Casa De Areia | Brazil | 2005 | Directed by Andrucha Waddington
Logline: The plight of a woman, and her feisty daughter, over the span of nearly sixty years, as she tries in vain to adapt to a life in a desolate landscape of shifting sand dunes.
This is a stunningly realised character study of mother and daughter, juxtaposed against a harsh, unforgiving, yet beautiful geography that reflects and absorbs the personalities of the lead characters; a meditative terra cosmos. It feels like it’s based on a richly-etched novel (echoes of Marquez), but is based on a story idea from director Waddington and Luiz Carlos Barreto, with the screenplay by Elena Soarez.

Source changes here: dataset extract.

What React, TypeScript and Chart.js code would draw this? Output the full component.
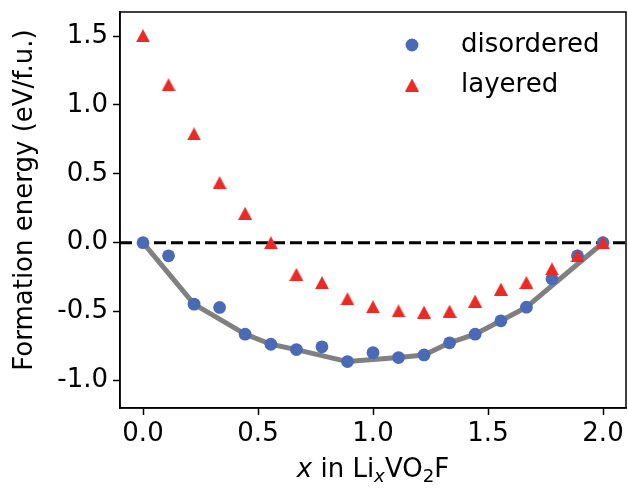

There’s both simplicity and complexity within the narrative and the way the director has cast that becomes apparent soon enough; his two lead actors, Fernanda Torres (also his wife) who plays Áurea, and Fernanda Montenegro (his mother-in-law), who plays Dona Maria, (daughter and mother respectively). However, Waddington then has Montenegro play Áurea when she’s middle-aged, and Torres then plays her young daughter Maria as an adult. Then Waddington has Montenegro play Áurea as an elderly woman and opposite herself as the middle-aged Maria. Confusing? Not so once you’re immersed in the movie’s hypnotic rhythms.
The story begins in 1910, and then moves to 1919, then 1942, and finally 1969. The territory is Maranhão, Brazil, a massive, sprawling ecosystem of huge sand dunes and lagoons that are constantly crawling and shifting. It’s a wilderness that overwhelms its characters, but never completely consumes all of them. Not a lot actually happens, but everything does. There is anguish, there is joy, there is frustration, there is hope.
Initially it is the madness of Vasco de Sá (Ruy Guerra) who has brought his pregnant wife Áurea and her aging mother from the city to Maranhão. He dies in an accident leaving the two women to fend for themselves. The striking son of a former slave, Massu (Seu Jorge), supports them with his goat herding skills. He and Áurea become involved, although she desires to leave the Godforsaken place and return to her urban roots. Chances come and go. She is destined to stay it seems.
The acting is first rate with real-life mother and daughter shining in their roles, but surly Seu Jorge is also excellent, even if he says very little. The cinematography is the real star, or perhaps it’s the landscape. It is a mesmerizing panaroma, captured gloriously in widescreen. The opening and closing images taken from the sky of the giant sand dunes stretching endlessly is like a magnificent surrealist painting, or even a photograph of a moon. The sound is terrifically evocative too, the wind rushing, the sand trickling, the human calls echoing across the expanse, while the extreme heat and cold of the desert makes a commanding presence.
House Of Sand is a sad tale, heartbreaking with a soft caress. Yet there is quiet happiness, scattered to the winds of time. A deep sensuality embraces the whole movie, at times it is raw and mischievous, other times it is innocent and playful. Waddington is a visionary director making a bold, evocative, but distinctly wistful statement of time and place seldom indulged in the all too cynical climate of modern cinema.